Bobbio coloca de maneira bastante clara que a obra de Marx não consiste
em uma teoria sobre o Estado, mas sim contra o Estado. Não existiria na
realidade uma Teoria Geral do Estado de Marx, muito menos uma teoria do estado
socialista. Esta negação ao Estado e a política por parte de Marx certamente
esta relacionada à sua idéia de que toda e qualquer expressão da política e do
Estado encerrariam na dominação de uma classe por outra. Dessa forma, Marx
defendia que uma forma de Estado prejudicial à sociedade não deveria ser
substituída por outra que não recaísse no mesmo mal, pois toda forma de Estado
estaria fadada a esta negação social, assim o que deveria ocorrer era a
extinção de toda a forma de governo político.
Outra passagem da crítica de Bobbio esta relacionada à idéia de
“ditadura do proletariado” que seria uma espécie de fase de transição do
“Estado mal” para o Estado sem classes defendido por Marx e seus seguidores.
Para Bobbio é principalmente nesta fase que se evidenciam as contradições e as
fraquezas da suposta teoria marxista, segundo Bobbio esta ditadura do
proletariado representa a idéia mais irreal e subjetiva de toda teoria de Marx
sobre o assunto.
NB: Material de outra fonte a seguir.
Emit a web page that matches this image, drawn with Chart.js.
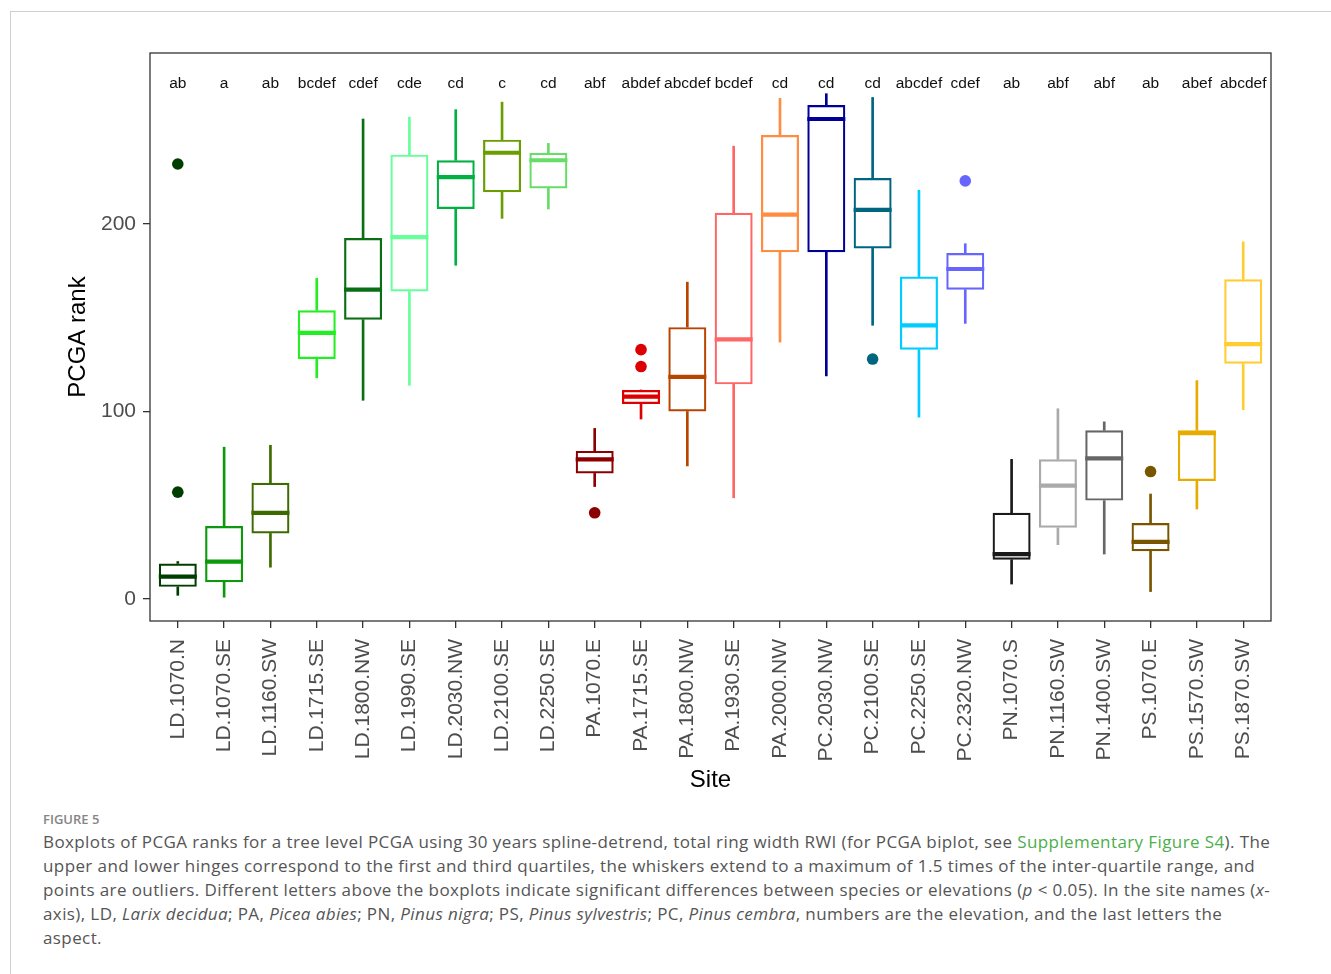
<!DOCTYPE html>
<html>
<head>
<meta charset="utf-8">
<script src="https://cdn.jsdelivr.net/npm/chart.js@4.4.1/dist/chart.umd.min.js"></script>
<style>
  body { margin: 0; background: #fff; width: 1331px; height: 974px; overflow: hidden; position: relative; }
  #frame { position: absolute; left: 10px; top: 11px; right: 0; bottom: 0; border-left: 1px solid #cfcfcf; border-top: 1px solid #cfcfcf; }
  #chart { position: absolute; left: 0; top: 0; }
  #caption { position: absolute; left: 43px; top: 810px; font-family: 'Open Sans', sans-serif; color: #555; }
  .fig { font-size: 13px; color: #858585; font-weight: 600; margin-bottom: 2px; }
  .line { font-size: 17px; line-height: 24px; white-space: nowrap; letter-spacing: 0.4px; }
  .link { color: #4cae4c; }
</style>
</head>
<body>
<div id="frame"></div>
<canvas id="chart" width="1331" height="800"></canvas>
<div id="caption">
  <div class="fig">FIGURE 5</div>
  <div class="line">Boxplots of PCGA ranks for a tree level PCGA using 30 years spline-detrend, total ring width RWI (for PCGA biplot, see <span class="link">Supplementary Figure S4</span>). The</div>
  <div class="line">upper and lower hinges correspond to the first and third quartiles, the whiskers extend to a maximum of 1.5 times of the inter-quartile range, and</div>
  <div class="line">points are outliers. Different letters above the boxplots indicate significant differences between species or elevations (<i>p</i> &lt; 0.05). In the site names (<i>x</i>-</div>
  <div class="line">axis), LD, <i>Larix decidua</i>; PA, <i>Picea abies</i>; PN, <i>Pinus nigra</i>; PS, <i>Pinus sylvestris</i>; PC, <i>Pinus cembra</i>, numbers are the elevation, and the last letters the</div>
  <div class="line">aspect.</div>
</div>
<script>
const sites = ['LD.1070.N', 'LD.1070.SE', 'LD.1160.SW', 'LD.1715.SE', 'LD.1800.NW', 'LD.1990.SE',
  'LD.2030.NW', 'LD.2100.SE', 'LD.2250.SE', 'PA.1070.E', 'PA.1715.SE', 'PA.1800.NW',
  'PA.1930.SE', 'PA.2000.NW', 'PC.2030.NW', 'PC.2100.SE', 'PC.2250.SE', 'PC.2320.NW',
  'PN.1070.S', 'PN.1160.SW', 'PN.1400.SW', 'PS.1070.E', 'PS.1570.SW', 'PS.1870.SW'];

const letters = ['ab', 'a', 'ab', 'bcdef', 'cdef', 'cde', 'cd', 'c', 'cd', 'abf', 'abdef', 'abcdef',
  'bcdef', 'cd', 'cd', 'cd', 'abcdef', 'cdef', 'ab', 'abf', 'abf', 'ab', 'abef', 'abcdef'];

const whiskerLow  = [2, 1, 17, 118, 106, 114, 178, 203, 208, 60, 96, 71, 54, 137, 119, 146, 97, 147, 8, 29, 24, 4, 48, 101];
const q1          = [6.5, 9, 35, 128, 149, 164, 208, 217, 219, 67, 104, 100, 114.5, 185, 185, 187, 133, 165, 21, 38, 52.5, 25.5, 63, 125.5];
const median      = [12, 20, 46, 142, 165, 193, 225, 238, 234, 74.5, 108, 118.5, 138.5, 205, 256, 207.5, 146, 176, 24, 60.5, 75, 30.5, 88.5, 136];
const q3          = [19, 39, 62, 154, 192.5, 237, 234, 245, 238, 79, 111.5, 145, 206, 247.5, 263.5, 224.5, 172, 184.5, 46, 74.5, 90, 40.5, 90, 170.5];
const whiskerHigh = [20, 81, 82, 171, 256, 257, 261, 265, 243, 91, 111.5, 169, 241.5, 267, 269.5, 267.5, 218, 189.5, 74.5, 101.5, 94.5, 56, 116.5, 190.5];

// outliers: site index + value
const outlierSite  = [0, 0, 9, 10, 10, 15, 17, 21];
const outlierValue = [232, 57, 46, 133, 124, 128, 223, 68];

const colors = ['#003d00', '#0c9a0c', '#3d6b00', '#22ee22', '#0a6e14', '#66ff99',
  '#00b040', '#6a9e00', '#66dd66', '#8b0000', '#dd0000', '#b84400',
  '#ff6666', '#ff8c40', '#000099', '#006680', '#00ccff', '#6666ff',
  '#1a1a1a', '#aaaaaa', '#666666', '#7a5500', '#e6ac00', '#ffcc33'];

const letterY = 275;
const FONT = "'Liberation Sans', Arial, sans-serif";

const idx = sites.map((_, i) => i);

const framePlugin = {
  id: 'frame',
  afterDraw(chart) {
    const { ctx, chartArea: a, scales } = chart;
    ctx.save();
    ctx.strokeStyle = '#333';
    ctx.lineWidth = 1.3;
    ctx.strokeRect(a.left, a.top, a.right - a.left, a.bottom - a.top);
    // significance letters
    ctx.fillStyle = '#111';
    ctx.font = '15.5px ' + FONT;
    ctx.textAlign = 'center';
    ctx.textBaseline = 'middle';
    letters.forEach((l, i) => {
      ctx.fillText(l, scales.x.getPixelForValue(i), scales.y.getPixelForValue(letterY));
    });
    ctx.restore();
  }
};

new Chart(document.getElementById('chart'), {
  type: 'bar',
  data: {
    datasets: [
      {
        type: 'scatter',
        label: 'outliers',
        data: outlierSite.map((s, k) => ({ x: s, y: outlierValue[k] })),
        pointRadius: 5.8,
        pointBorderWidth: 0,
        pointBackgroundColor: outlierSite.map(s => colors[s]),
        showLine: false
      },
      {
        type: 'scatter',
        label: 'median',
        data: idx.map(i => ({ x: i, y: median[i] })),
        pointStyle: 'line',
        pointRadius: 19,
        pointBorderWidth: 4.2,
        pointBorderColor: colors,
        showLine: false
      },
      {
        label: 'box',
        data: idx.map(i => ({ x: i, y: [q1[i], q3[i]] })),
        backgroundColor: 'rgba(255,255,255,0)',
        borderColor: colors,
        borderWidth: 2.2,
        borderSkipped: false,
        barPercentage: 1,
        categoryPercentage: 0.82,
        grouped: false
      },
      {
        label: 'lower whisker',
        data: idx.map(i => ({ x: i, y: [whiskerLow[i], q1[i]] })),
        backgroundColor: colors,
        borderWidth: 0,
        barThickness: 2,
        grouped: false
      },
      {
        label: 'upper whisker',
        data: idx.map(i => ({ x: i, y: [q3[i], whiskerHigh[i]] })),
        backgroundColor: colors,
        borderWidth: 0,
        barThickness: 2,
        grouped: false
      }
    ]
  },
  options: {
    responsive: false,
    animation: false,
    events: [],
    layout: { padding: { top: 53, right: 60, left: 0, bottom: 0 } },
    plugins: { legend: { display: false }, tooltip: { enabled: false } },
    scales: {
      x: {
        type: 'linear',
        min: -0.6,
        max: 23.6,
        offset: false,
        afterBuildTicks: s => { s.ticks = idx.map(i => ({ value: i })); },
        afterFit: s => { s.height = 179; },
        border: { display: false },
        grid: { offset: false, drawOnChartArea: false, tickLength: 7, color: '#333', lineWidth: 1.3 },
        ticks: {
          autoSkip: false, maxRotation: 90, minRotation: 90, padding: 11,
          color: '#4d4d4d', font: { size: 21, family: FONT },
          callback: v => sites[v]
        },
        title: { display: true, text: 'Site', color: '#000', font: { size: 24, family: FONT }, padding: { top: 0, bottom: 5 } }
      },
      y: {
        min: -11.7,
        max: 291.2,
        afterBuildTicks: s => { s.ticks = [0, 100, 200].map(v => ({ value: v })); },
        afterFit: s => { s.width = 150; },
        border: { display: false },
        grid: { drawOnChartArea: false, tickLength: 7, color: '#333', lineWidth: 1.3 },
        ticks: { color: '#4d4d4d', font: { size: 21, family: FONT }, padding: 7 },
        title: { display: true, text: 'PCGA rank', color: '#000', font: { size: 24, family: FONT }, padding: { top: 64, bottom: 0 } }
      }
    }
  },
  plugins: [framePlugin]
});
</script>
</body>
</html>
Nas palavras de Bobbio, esta passagem da teoria de Marx “não é
suficiente para constituir uma teoria do exercício do poder político”. Para
ele, não podemos, num mundo complexo como
o que vivemos contentarmo-nos com “fórmulas de efeito” como “democracia direta”
ou “autogoverno dos produtores”.
Considerando
os elementos aqui apresentados segundo a sugestiva e esclarecedora obra de
Bobbio podemos fazer um paralelo sobre a questão da sistemática e da objetividade
existentes nos trabalhos destes dois autores discutidos, onde claramente os
elementos que formam a reflexão de Bobbio sobre “Marx e o Estado” apresentam-se
com um teor de objetividade e de argumentação incomparavelmente superior em
relação aos elementos integrantes da obra de Marx. Esta opinião, todavia, não
pretende desmerecer a importância das clássicas obras marxistas que permanecem
atuais e com significativa relevância em diversas áreas do campo social, a
exemplo da exploração do trabalho, a mercantilização da educação e da saúde e
tantos outros problemas sociais presentes nas sociedades capitalistas
modernas. Contudo, no que se trata da
concepção marxista sobre o Estado, suas possíveis formas, os sistemas de
governo, as instituições que o compõem, e a sistemática das relações políticas
administrativas dentro do aparelho estatal, estas concepções sim, me parecem
irreais para o plano das complexas relações hoje estabelecidas entre as
diversas organizações que, se por um lado necessitam de reforma por outro,
jamais poderão ser substituídas por nada.